API scraping is the process of collecting or extracting data by interacting directly with an application programming interface (API) instead of a website’s user interface. APIs provide a structured and machine-readable way to access data, typically in formats like JSON or XML, making data extraction more reliable and efficient than traditional web scraping. API scraping is common in data science, business intelligence, and automated data integration, allowing users to programmatically retrieve data, update records, or automate repetitive tasks without direct human interaction. Although API scraping is technically distinct from traditional web scraping, both methods share similar goals of extracting and utilizing data, often requiring authentication and adherence to rate limits and terms of use.
Core Characteristics of API Scraping
- Structured Data Access:
- APIs provide a structured format, typically in JSON (JavaScript Object Notation) or XML, which offers a more efficient and predictable way to access data compared to scraping HTML from websites. APIs define specific endpoints for retrieving data, where each endpoint corresponds to a particular type of data or function within the API.
- This structure allows users to request only relevant information, reducing data processing time and storage requirements by retrieving only essential data fields instead of parsing entire web pages.

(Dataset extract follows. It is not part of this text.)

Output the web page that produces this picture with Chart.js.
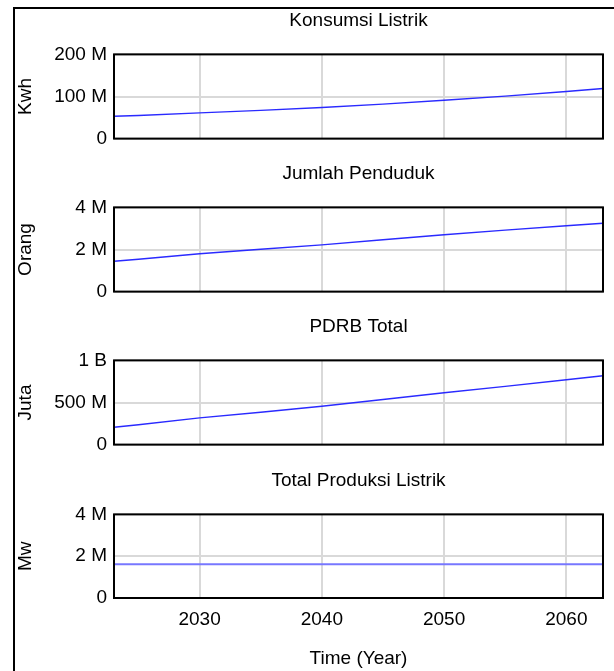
<!DOCTYPE html>
<html>
<head>
<meta charset="utf-8">
<script src="https://cdn.jsdelivr.net/npm/chart.js@4/dist/chart.umd.min.js"></script>
<style>
  html, body { margin: 0; padding: 0; background: #ffffff; }
  body { width: 614px; height: 671px; position: relative; overflow: hidden; }
  #frame { position: absolute; left: 13px; top: 7px; width: 610px; height: 680px;
           border-left: 2px solid #000; border-top: 2px solid #000; box-sizing: border-box; }
  canvas { position: absolute; left: 0; }
</style>
</head>
<body>
<div id="frame"></div>
<canvas id="c1" width="614" height="148" style="top:9px"></canvas>
<canvas id="c2" width="614" height="148" style="top:162px"></canvas>
<canvas id="c3" width="614" height="148" style="top:315px"></canvas>
<canvas id="c4" width="614" height="202" style="top:469px"></canvas>
<script>
// ---- data (values in millions) ----
const years = [2023, 2025, 2030, 2035, 2040, 2045, 2050, 2055, 2060, 2063];
const konsumsiListrik = [53, 55, 61, 67, 74, 82, 91, 101, 112, 119];       // Kwh
const jumlahPenduduk  = [1.44, 1.54, 1.80, 2.01, 2.22, 2.46, 2.70, 2.92, 3.13, 3.25]; // Orang
const pdrbTotal       = [206, 236, 318, 385, 456, 535, 615, 692, 770, 818]; // Juta
const produksiListrik = [1.61, 1.61, 1.61, 1.61, 1.61, 1.61, 1.61, 1.61, 1.61, 1.61]; // Mw
const xTicks = [2030, 2040, 2050, 2060];
const titles = ['Konsumsi Listrik', 'Jumlah Penduduk', 'PDRB Total', 'Total Produksi Listrik'];
const units  = ['Kwh', 'Orang', 'Juta', 'Mw'];
const yMax   = [200, 4, 1000, 4];
const yStep  = [100, 2, 500, 2];
const xAxisTitle = 'Time (Year)';

const FONT = "'Liberation Sans', Arial, sans-serif";
const FS = 19;

function fmt(v) {
  if (v === 0) return '0';
  if (v >= 1000) return (v / 1000) + ' B';
  return v + ' M';
}

const framePlugin = {
  id: 'frame',
  afterDraw(chart) {
    const a = chart.chartArea, ctx = chart.ctx;
    ctx.save();
    ctx.strokeStyle = '#000';
    ctx.lineWidth = 2;
    ctx.strokeRect(a.left, a.top, a.right - a.left, a.bottom - a.top);
    ctx.restore();
  }
};

function makeChart(id, idx, values, isLast) {
  const pts = years.map((y, i) => ({ x: y, y: values[i] }));
  return new Chart(document.getElementById(id), {
    type: 'line',
    data: { datasets: [{
      data: pts,
      borderColor: isLast ? '#7777ff' : '#2a2aff',
      borderWidth: isLast ? 2 : 1.4,
      pointRadius: 0,
      tension: 0,
      fill: false
    }]},
    options: {
      responsive: false,
      animation: false,
      devicePixelRatio: 1,
      layout: { padding: { left: 0, right: 11, top: 0, bottom: isLast ? 0 : 12 } },
      plugins: {
        legend: { display: false },
        tooltip: { enabled: false },
        title: {
          display: true, text: titles[idx], color: '#000', fullSize: false,
          font: { family: FONT, size: FS, weight: 'normal' },
          padding: { top: 0, bottom: 22.6 }
        }
      },
      scales: {
        x: {
          type: 'linear', min: 2023, max: 2063,
          afterBuildTicks: s => { s.ticks = xTicks.map(v => ({ value: v })); },
          afterFit: s => { s.height = isLast ? 73 : 0; },
          grid: { color: '#d9d9d9', lineWidth: 2, drawTicks: false },
          border: { display: false },
          ticks: {
            display: isLast, color: '#000', padding: 10, maxRotation: 0,
            font: { family: FONT, size: FS },
            callback: v => String(v)
          },
          title: {
            display: isLast, text: xAxisTitle, color: '#000',
            font: { family: FONT, size: FS },
            padding: { top: 0, bottom: 1 }
          }
        },
        y: {
          min: 0, max: yMax[idx],
          afterFit: s => { s.width = 114; },
          grid: { color: '#d9d9d9', lineWidth: 2, drawTicks: false },
          border: { display: false },
          ticks: {
            stepSize: yStep[idx], color: '#000', padding: 7,
            font: { family: FONT, size: FS },
            callback: v => fmt(v)
          },
          title: {
            display: true, text: units[idx], color: '#000',
            font: { family: FONT, size: FS },
            padding: { top: 14, bottom: 0 }
          }
        }
      }
    },
    plugins: [framePlugin]
  });
}

makeChart('c1', 0, konsumsiListrik, false);
makeChart('c2', 1, jumlahPenduduk, false);
makeChart('c3', 2, pdrbTotal, false);
makeChart('c4', 3, produksiListrik, true);
</script>
</body>
</html>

- Authentication and Authorization:
- Most APIs require authentication to verify the identity of the user making requests. This is usually managed with an API key, OAuth tokens, or JWT (JSON Web Tokens), which are provided by the API owner upon registration.
- Authorization levels dictate what data or actions are accessible to the user. For example, read-only access may allow data retrieval but prevent modifications. API scraping relies on these mechanisms to authenticate and authorize access, ensuring that data access adheres to usage policies.
- Rate Limiting and Throttling:
- APIs commonly impose rate limits, restricting the number of requests allowed within a specified time frame to manage server load and prevent abuse. These limits are often expressed as requests per minute or per hour, and they vary based on the user’s access level or subscription plan.
- Throttling dynamically adjusts response times based on request frequency, enforcing rate limits without overloading the server. For API scraping, these restrictions require careful monitoring to avoid exceeding limits, which can lead to request delays or access blocks.
- Endpoints and Parameters:
- API endpoints specify particular resources or services within the API that can be accessed, often organized into a hierarchical structure. For example, an e-commerce API might have endpoints like `/products`, `/orders`, and `/customers`.
- Parameters allow users to customize requests by specifying details such as filters, sorting options, pagination, and data format. This customization supports more targeted data extraction, enabling API scrapers to refine results to meet specific needs without overloading the system.
- Data Integrity and Consistency:
- APIs provide a direct interface with the underlying database or application, resulting in higher data consistency and integrity than traditional web scraping, where changes to HTML structure can disrupt data extraction.
- Since APIs are typically versioned, API scraping can adapt to minor updates in data structures without breaking, as older versions are maintained for backward compatibility, ensuring continued access to data over time.
- Error Handling and Response Codes:
- APIs return HTTP status codes that indicate the outcome of each request, providing feedback to the user about whether requests were successful, unauthorized, or encountered errors. Common codes include:
- 200 OK: The request was successful.
- 401 Unauthorized: Authentication failed or is missing.
- 404 Not Found: The requested resource does not exist.
- 429 Too Many Requests: The user exceeded the rate limit.
- API scraping must implement error handling mechanisms to manage these responses, including retry logic for temporary failures and backoff strategies to handle rate limiting gracefully.
- Compliance and Terms of Service:
- API scraping requires strict adherence to the API’s terms of service, as excessive or unauthorized data access can result in legal or account-related consequences. Most APIs have guidelines that specify allowed uses, data access frequency, and restrictions on data redistribution.
- To remain compliant, users must review these guidelines, particularly regarding usage limits, storage, and privacy policies. Unauthorized or excessive use can lead to account suspension or IP blocking, underscoring the need for responsible data scraping practices.
API scraping is a valuable tool in data science, business intelligence, and DevOps, providing streamlined access to data essential for applications such as trend analysis, monitoring, and automation. It facilitates integrations between systems by enabling real-time data synchronization, often reducing dependency on web scraping techniques, which are more susceptible to structural changes in websites. In data-driven applications, API scraping is used for collecting market data, social media insights, and public records, supporting comprehensive and efficient data aggregation with structured and reliable data access.